Inactivation possibility of pyrene by C20 fullerene via cycloaddition reactions: A theoretical study

Abstract

In recent years, the air pollutant species has adventured the health of humans and other organisms. One of the pollutants are polycyclic aromatic compounds which are usually produced from defective combustion of fossil fuels. The removing or inactivation of these pollutants from environment is one of the research aims of scientists. In present work, the possibility of inactivation of the one of the polycyclic aromatic hydrocarbons namely pyrene with C20 fullerene was investigated theoretically. For this purpose, several [2+2] and [4+2] cycloaddition reactions between C20 and pyrene were considered and their thermodynamic and kinetic parameters were calculated.
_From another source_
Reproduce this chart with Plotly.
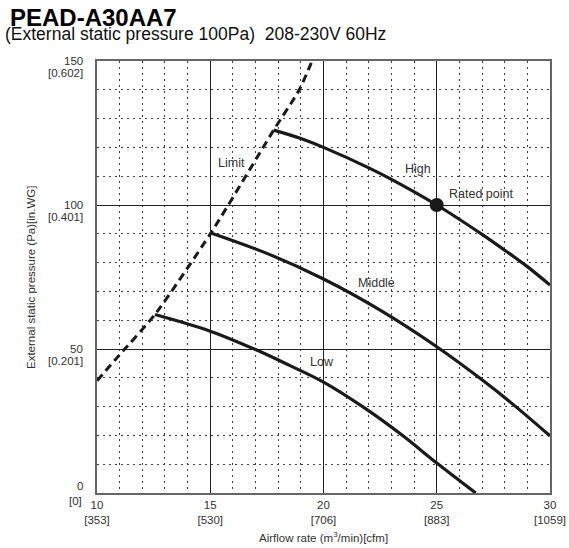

The results indicated that (a) one of the [4+2] paths is more favorable relative to others, (b) the most probable [4+2] Diels-Alder reaction of C20 and pyrene occurs with the rate constant of 5.09×10−6M−1s−1 at 25°C, and (c) the reaction have relative polar character so that C20 fullerene and pyrene act as electron acceptor and donor, respectively. The Frontier Effective-for-Reaction Molecular Orbital (FERMO) concept was successfully applied for the description of the reactivity of the different active sites of pyrene. Finally, the synchronicity of the reactions was calculated and its correlation with activation enthalpy was elucidated.